A close look at the US crypto regulations
At the start of August, Trump published an executive order to make it easier for retirement savings, which are called 401ks in the US, to include investments in cryptocurrency. Instead of a pension like we have here in the UK, American employees are offered the opportunity to contribute to an investment plan that their employer can also pay into. Usually, these are separately managed by a financial firm that controls where the money goes and the level of risk. Following the executive order, employees will now be able to elect that their payments go towards digital currency investments.
Although the full details of the GENIUS Act are not yet clear, we do know that it will focus on making cryptocurrency regulation more consistent. It’s the first piece of national legislation that will consolidate how crypto is managed throughout the country. It will also back stablecoins one-to-one with US dollars, which should help to support their value.
Easing of regulations
A big focus for the Trump administration has been on making it easier for individuals to trade cryptocurrency. Another way they’ve aimed to do this is by disbanding the Crypto Enforcement Team and redirecting those resources to focus on terrorism and drug crime. Trump accused former President Joe Biden’s administration of a reckless path of regulation through prosecution. The Enforcement Team was dedicated to monitoring crypto for fraud. Their closure signals a move away from prosecution.

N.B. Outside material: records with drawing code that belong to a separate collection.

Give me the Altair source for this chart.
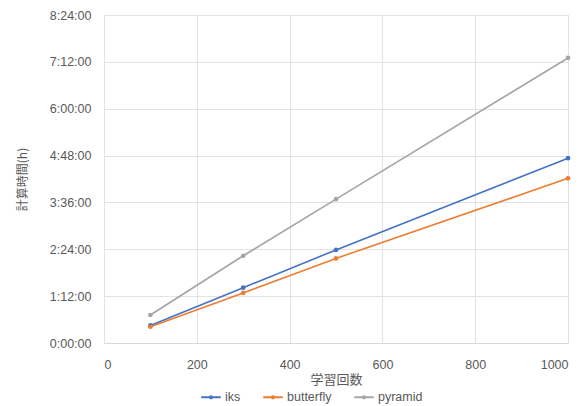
import altair as alt
import pandas as pd

x_vals = [100, 300, 500, 1000]
iks = [27, 85, 143, 284]          # minutes
butterfly = [25, 77, 130, 253]
pyramid = [43, 134, 221, 438]
series = ["iks", "butterfly", "pyramid"]
colors = ["#4472C4", "#ED7D31", "#A5A5A5"]
y_ticks = [0, 72, 144, 216, 288, 360, 432, 504]
x_ticks = [0, 200, 400, 600, 800, 1000]

rows = []
for name, vals in zip(series, [iks, butterfly, pyramid]):
    for x, v in zip(x_vals, vals):
        rows.append({"n": x, "minutes": v, "series": name})
df = pd.DataFrame(rows)

label_font = "Liberation Sans"
cjk = "Noto Sans CJK JP"
txt = "#595959"

chart = alt.Chart(df).mark_line(
    point=alt.OverlayMarkDef(filled=True, size=22), strokeWidth=1.6
).encode(
    x=alt.X("n:Q", title="学習回数",
            scale=alt.Scale(domain=[0, 1000], nice=False),
            axis=alt.Axis(values=x_ticks, grid=True, gridColor="#e3e3e3", format="d",
                          domainColor="#d9d9d9", ticks=False, labelPadding=15,
                          labelColor=txt, labelFontSize=12.5, labelFont=label_font,
                          titleFont=cjk, titleFontSize=13, titleFontWeight="normal",
                          titleColor=txt, titlePadding=3)),
    y=alt.Y("minutes:Q", title="計算時間(h)",
            scale=alt.Scale(domain=[0, 504], nice=False),
            axis=alt.Axis(values=y_ticks, grid=True, gridColor="#e3e3e3",
                          domain=False, ticks=False, labelPadding=13,
                          labelExpr="floor(datum.value/60) + ':' + (datum.value%60<10 ? '0' : '') + (datum.value%60) + ':00'",
                          labelColor=txt, labelFontSize=12.5, labelFont=label_font,
                          titleFont=cjk, titleFontSize=12, titleFontWeight="normal",
                          titleColor=txt, titlePadding=20)),
    color=alt.Color("series:N", sort=series,
                    scale=alt.Scale(domain=series, range=colors),
                    legend=alt.Legend(title=None, orient="none", direction="horizontal",
                                      legendX=96, legendY=371,
                                      symbolType="M-1,0H1M0,-0.12A0.12,0.12,0,1,1,0,0.12A0.12,0.12,0,1,1,0,-0.12",
                                      symbolSize=380, symbolStrokeWidth=1.8,
                                      labelFont=label_font, labelFontSize=12.5, labelOffset=3,
                                      labelColor=txt, columnPadding=18)),
).properties(
    width=464, height=328,
    padding={"left": 104, "top": 15, "right": 20, "bottom": 63},
    autosize=alt.AutoSizeParams(type="none"),
).configure_view(stroke=None).configure(background="white")

chart.save("out.html", embed_options={"renderer": "svg", "actions": False})
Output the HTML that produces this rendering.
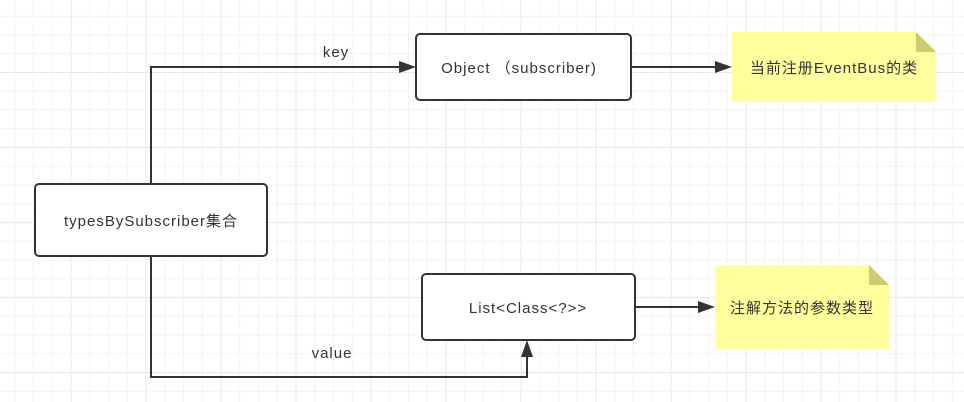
<!DOCTYPE html>
<html><head><meta charset="utf-8"><style>
body{margin:0;width:964px;height:402px;overflow:hidden;background:#fff;
background-image:linear-gradient(#e9e9e9 1px,transparent 1px),linear-gradient(90deg,#e9e9e9 1px,transparent 1px),linear-gradient(#f3f3f3 1px,transparent 1px),linear-gradient(90deg,#f3f3f3 1px,transparent 1px);
background-size:75px 75px,75px 75px,18.75px 18.75px,18.75px 18.75px;
background-position:-3px -3px,-4.5px -3px,-3px -3px,-4.5px -3px;
font-family:"Liberation Sans","Noto Sans CJK SC",sans-serif;}
svg{position:absolute;left:0;top:0}
</style></head><body>
<svg width="964" height="402" font-family="Liberation Sans, Noto Sans CJK SC, sans-serif" font-size="15" letter-spacing="1" fill="#333">
<g stroke="#333" stroke-width="2" fill="none">
<path d="M151 184V67H400"/>
<path d="M151 256V377H527V356"/>
<path d="M631 67H716"/>
<path d="M635 307H699"/>
</g>
<g fill="#333">
<path d="M416 67l-17-6v12z"/>
<path d="M527 340l-6 17h12z"/>
<path d="M732 67l-17-6v12z"/>
<path d="M715 307l-17-6v12z"/>
</g>
<g fill="#fff" stroke="#333" stroke-width="2">
<rect x="35" y="184" width="232" height="72" rx="4"/>
<rect x="416" y="34" width="215" height="66" rx="4"/>
<rect x="422" y="274" width="213" height="66" rx="4"/>
</g>
<path d="M732 32H916L936 52V102H732Z" fill="#ffff9e"/>
<path d="M916 32V52H936Z" fill="#cccc6e"/>
<path d="M715 265H869L889 285V349H715Z" fill="#ffff9e"/>
<path d="M869 265V285H889Z" fill="#cccc6e"/>
<g text-anchor="middle">
<text x="151" y="226">typesBySubscriber集合</text>
<text x="519" y="73">Object （subscriber)</text>
<text x="528" y="313">List&lt;Class&lt;?&gt;&gt;</text>
<text x="834" y="73">当前注册EventBus的类</text>
<text x="802" y="313">注解方法的参数类型</text>
<text x="336" y="57">key</text>
<text x="332" y="358">value</text>
</g>
</svg>
</body></html>
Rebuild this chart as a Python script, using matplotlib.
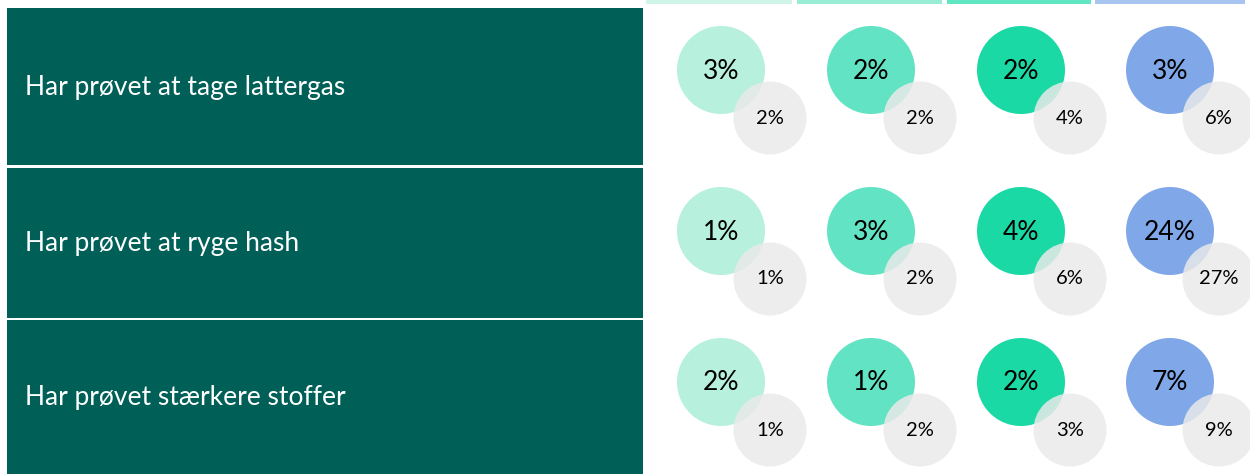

What do crypto regulations look like around the world?
The monumental rise of cryptocurrency has caught some countries off guard and left the likes of Australia trailing behind when it comes to regulations. Confusion over which regulations and rules apply to different assets has made trading inaccessible and confusing for some individuals. Now, legislation such as the GENIUS Act, the Plan for Change and the AUSTRAC consolidation should change that. Although the restrictiveness of regulations varies across the world, the movement is towards support and clarity.